- The Washington Times
Tuesday, May 10, 2022

A few days ago, coach Peter Laviolette noted that the Capitals weren’t getting many power-play opportunities in the playoffs. The whistles to that point in the first-round series with the Florida Panthers had been few and far between.

Turns out that Laviolette may have spoken too soon.


Monday’s Game 4 loss for the Capitals featured a combined 13 penalties, resulting in five power plays for the Capitals and four for the Panthers. The others offset, resulting in stretches of 4-on-4 hockey. Remarkably, only one power-play goal was scored: Washington’s T.J. Oshie scored after John Carlson’s shot deflected off the winger’s leg. Through four games, the Panthers — one of the best power-play teams in the regular season — remain the only team in the playoffs who have yet to score on the power play.

Despite Washington’s success on the penalty kill, the Capitals likely have little margin for error. This postseason has seen an uptick in penalties, creating more chances for games to be swung on special teams. The Capitals suffered a 3-2 overtime defeat Monday, but the result may have been different, for instance, if Washington was able to score on a 5-on-3 power play in the second period. And while Florida didn’t score on a power play, center Carter Verhaeghe knocked one in to tie the game after a change of possession on 4-on-4 resulted in a 2-on-1 for the Panthers

Every opportunity matters. 

“It’s a physical series,” Laviolette said. “It’s four games deep now and going deeper. And so you get two teams playing hard against each other, there’s a lot of emotion on the ice. We’ve got to try to be more disciplined and not have to rely on the penalty kill.

“You don’t want to give their power play too many looks,” Laviolette said later.

Based on data available on the NHL’s website, teams have averaged 4.11 power-play opportunities per game these playoffs through the first 32 games entering Tuesday’s action. That’s a sizable increase from last year’s postseason when teams averaged 2.74 power plays per game. 

The uptick runs contrary to the belief that come playoff time, referees tend to swallow their whistle. The thinking goes that because players tend to be more physical in the playoffs, referees will generally accept big hits and other possible infractions that they wouldn’t let slide in the regular season. But according to ESPN, there have been more power-play opportunities per game in eight of the last 10 postseasons than in the regular season. 

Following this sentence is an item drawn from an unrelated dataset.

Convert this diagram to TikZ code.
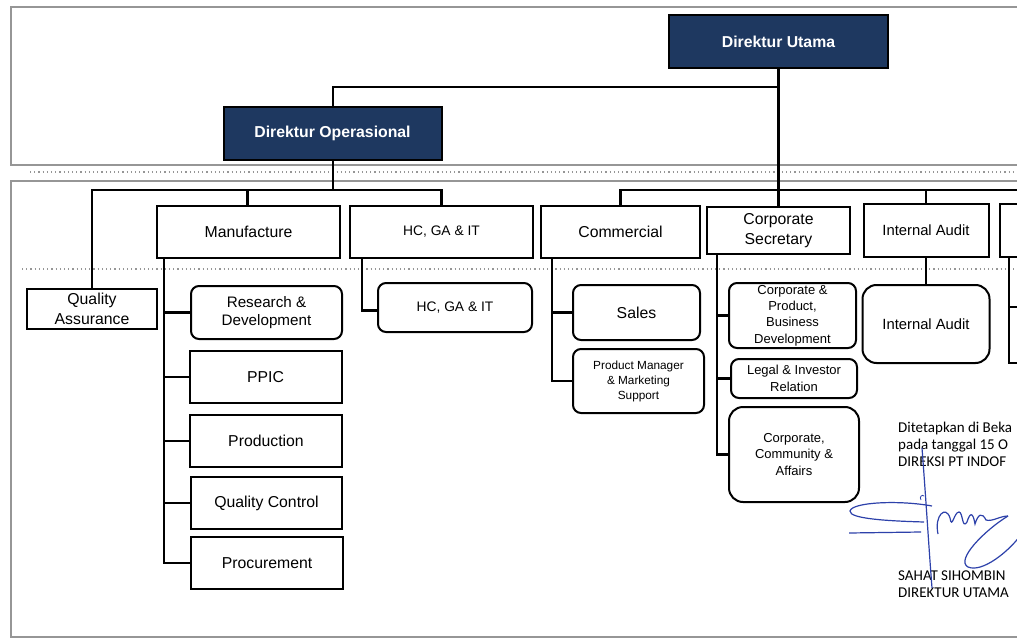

That’s also proven to be the case this year. In the regular season, teams averaged 2.89 power-play opportunities per game In terms of just penalties, teams drew an average of 3.7 per game. That figure is now close to 5.9 through the first round so far. 

The increase may be the result of a smaller sample size — penalties could theoretically go down as the playoffs go along — but anecdotally, others have noticed a difference. 

“It wasn’t called the same way as the regular season, very clearly,” Calgary Flames coach Darryl Sutter said last week. 

“There’s been more penalties than I expected in the beginning of the playoffs,” Oilers forward Derek Ryan told reporters.

All the penalties can result in a stop-and-start affair — leaving it hard for a team to establish a rhythm. Laviolette, though, said that can’t be an excuse for the Capitals. He pointed out how Florida was able to execute on the offensive end despite their high number of penalties. The Panthers held a 32-16 advantage on shots on goal, despite taking seven penalties to Washington’s six. 

Through four games, there have been 43 penalties called in Washington’s series against Florida. The calls have slightly favored Washington, which has drawn 23 penalties to Florida’s 20.

“We’ve got a veteran group that understands how to handle those situations,” Capitals defenseman Justin Schultz said. “Every game is different and we have to be ready every shift.”